A ideia de que “Cabo Verde e qualquer país africano tem todos os recursos para ser um país desenvolvido” parece simplificar excessivamente a realidade. Embora seja verdade que África, como continente, possui vastos recursos naturais e humanos, o acesso, a gestão eficaz e a distribuição equitativa desses recursos são questões complexas. No caso de Cabo Verde, um pequeno Estado insular, os recursos são mais limitados, especialmente em termos de terra cultivável e acesso a mercados. A infraestrutura necessária para desenvolver e aproveitar esses recursos de forma sustentável muitas vezes depende de fatores externos, como investimento estrangeiro, ajuda internacional e mercados globais, todos os quais estão fora do controle direto das lideranças nacionais.

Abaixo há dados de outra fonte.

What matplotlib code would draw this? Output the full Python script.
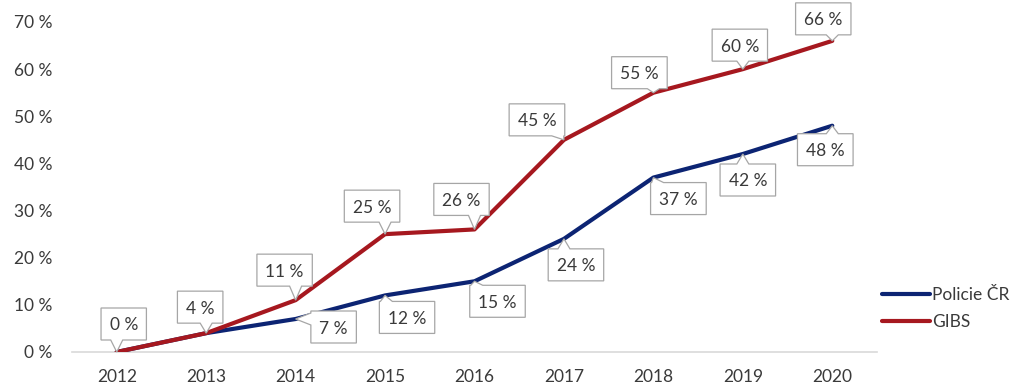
import matplotlib
matplotlib.use("Agg")
import matplotlib.pyplot as plt
import numpy as np
from matplotlib.path import Path
from matplotlib.patches import PathPatch

# ---- data ----
years = ["2012", "2013", "2014", "2015", "2016", "2017", "2018", "2019", "2020"]
policie = [0, 4, 7, 12, 15, 24, 37, 42, 48]
gibs = [0, 4, 11, 25, 26, 45, 55, 60, 66]
y_ticks = [0, 10, 20, 30, 40, 50, 60, 70]

# ---- layout (label box centre offsets from the point, in pixels; +x right, +y up) ----
gibs_off = [(7, 28), (-6, 26), (-11, 30), (-13, 28), (-13, 30), (-27, 20), (-14, 20), (-3, 24), (-9, 22)]
pol_off = [None, None, (38, -8), (22, -22), (23, -20), (12, -26), (25, -21), (5, -26), (-7, -24)]

plt.rcParams['font.family'] = ['Lato', 'DejaVu Sans']
FS = 12.5
TXT = '#3a3a3a'
BLUE = '#0C2473'
RED = '#A6181F'

W, H = 1019, 390
fig = plt.figure(figsize=(W / 100, H / 100), dpi=100)
ax = fig.add_axes([72 / W, 1 - 352 / H, (877 - 72) / W, (352 - 22) / H])

x = np.arange(len(years))
ax.plot(x, policie, color=BLUE, lw=3, solid_capstyle='round', solid_joinstyle='round',
        label='Policie ČR', zorder=3)
ax.plot(x, gibs, color=RED, lw=3, solid_capstyle='round', solid_joinstyle='round',
        label='GIBS', zorder=4)

ax.set_xlim(-0.5, len(years) - 0.5)
ax.set_ylim(0, 70)
ax.set_xticks(x)
ax.set_xticklabels(years)
ax.set_yticks(y_ticks)
ax.set_yticklabels([f"{v} %" for v in y_ticks])
ax.tick_params(axis='both', length=0, labelsize=FS, labelcolor=TXT)
ax.tick_params(axis='y', pad=14)
ax.tick_params(axis='x', pad=12)
for s in ['top', 'right', 'left']:
    ax.spines[s].set_visible(False)
ax.spines['bottom'].set_color('#d9d9d9')
ax.spines['bottom'].set_linewidth(1.2)
ax.spines['bottom'].set_zorder(1)

leg = ax.legend(loc='center left', bbox_to_anchor=(882 / W, 1 - 308.5 / H),
                bbox_transform=fig.transFigure, frameon=False, fontsize=FS,
                handlelength=2.75, handletextpad=0.15, borderpad=0, borderaxespad=0,
                labelspacing=0.6)
for t in leg.get_texts():
    t.set_color(TXT)
for l in leg.get_lines():
    l.set_linewidth(3)

fig.canvas.draw()
renderer = fig.canvas.get_renderer()


def callout(xi, v, off):
    tx, ty = ax.transData.transform((xi, v))
    cx, cy = tx + off[0], ty + off[1]
    t = fig.text(cx, cy, f"{v} %", transform=None, ha='center', va='center_baseline',
                 fontsize=FS, color=TXT, zorder=11)
    bb = t.get_window_extent(renderer)
    w = bb.width + 17
    h = 32
    x0, x1, y0, y1 = cx - w / 2, cx + w / 2, cy - h / 2, cy + h / 2
    dx = 0 if x0 <= tx <= x1 else (tx - x1 if tx > x1 else tx - x0)
    dy = 0 if y0 <= ty <= y1 else (ty - y1 if ty > y1 else ty - y0)
    hw = 6
    verts = [(x0, y0)]
    if abs(dy) >= abs(dx) and dy < 0:
        bx = min(max(tx, x0 + hw + 1), x1 - hw - 1)
        verts += [(bx - hw, y0), (tx, ty), (bx + hw, y0)]
    verts.append((x1, y0))
    if abs(dx) > abs(dy) and dx > 0:
        by = min(max(ty, y0 + hw + 1), y1 - hw - 1)
        verts += [(x1, by - hw), (tx, ty), (x1, by + hw)]
    verts.append((x1, y1))
    if abs(dy) >= abs(dx) and dy > 0:
        bx = min(max(tx, x0 + hw + 1), x1 - hw - 1)
        verts += [(bx + hw, y1), (tx, ty), (bx - hw, y1)]
    verts.append((x0, y1))
    if abs(dx) > abs(dy) and dx < 0:
        by = min(max(ty, y0 + hw + 1), y1 - hw - 1)
        verts += [(x0, by + hw), (tx, ty), (x0, by - hw)]
    verts.append((x0, y0))
    codes = [Path.MOVETO] + [Path.LINETO] * (len(verts) - 2) + [Path.CLOSEPOLY]
    p = PathPatch(Path(verts, codes), transform=None, fc='white', ec='#a6a6a6',
                  lw=0.9, zorder=10, joinstyle='miter')
    fig.add_artist(p)


for i, v in enumerate(gibs):
    callout(i, v, gibs_off[i])
for i, v in enumerate(policie):
    if pol_off[i] is not None:
        callout(i, v, pol_off[i])

fig.savefig("out.png", dpi=100)
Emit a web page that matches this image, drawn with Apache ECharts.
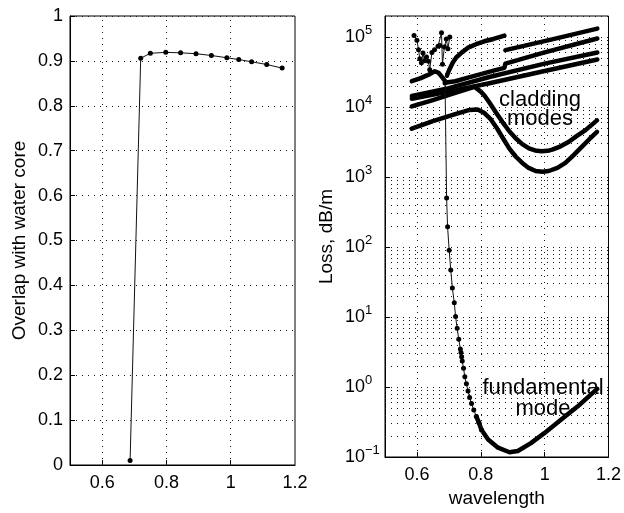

Além disso, a afirmação do ministro não aborda suficientemente as dificuldades estruturais que muitos países africanos enfrentam, incluindo o impacto de sistemas económicos globais que perpetuam a desigualdade entre países desenvolvidos e em desenvolvimento.

A advertência de Olavo Correia sobre a necessidade de criar um milhão de empregos qualificados por mês em África e a possível “bomba social” resultante da falha nesse objetivo é uma constatação válida e importante. No entanto, faltam detalhes sobre como ele, como Ministro das Finanças, propõe lidar com essa questão em Cabo Verde. A criação de empregos qualificados requer mais do que boa liderança; exige investimentos em educação, tecnologia, infraestrutura e ambiente de negócios que incentivem a inovação e o empreendedorismo. Se o continente africano e Cabo Verde estão tão preparados como ele afirma, então quais são as ações concretas que o seu governo está a tomar para aproveitar esses recursos e criar as oportunidades necessárias?

O ministro também aborda os movimentos migratórios, ligando-os diretamente à falta de oportunidades. Novamente, a análise é parcialmente verdadeira, mas carece de nuance. A migração não ocorre apenas pela falta de oportunidades, mas também por razões sociais, culturais e políticas, além de desafios como a mudança climática. É verdade que a criação de um ambiente de negócios propício pode ajudar a reter talentos e a reduzir a pressão migratória, mas para isso é necessário um ambiente estável, políticas coerentes e, novamente, investimentos que estimulem o crescimento interno.

Por fim, a visão do Vice-Primeiro-Ministro de que o Estado tem a obrigação de criar um “ambiente de negócios” que permita o florescimento dos talentos locais é fundamental. Contudo, é preciso questionar como isso está sendo implementado em Cabo Verde. Quais são as políticas públicas atuais que promovem esse ambiente? Estão a ser eficazes? Estão a atrair investimentos internos e externos? Ou a “incompetência” que o ministro menciona também está a afetar essas iniciativas?

Em suma, o discurso de Olavo Correia levanta pontos relevantes, mas sua abordagem crítica precisa de maior contextualização e de uma visão mais construtiva. Criticar a incompetência das lideranças sem apresentar soluções concretas ou sem reconhecer as limitações estruturais enfrentadas por muitos países africanos, incluindo Cabo Verde, pode parecer apenas uma forma de desviar a atenção dos problemas internos. A responsabilidade de liderar e implementar mudanças reais não pode ser ignorada ou externalizada para “outras lideranças” sem que se apresente um plano de ação claro e transparente para enfrentar esses desafios.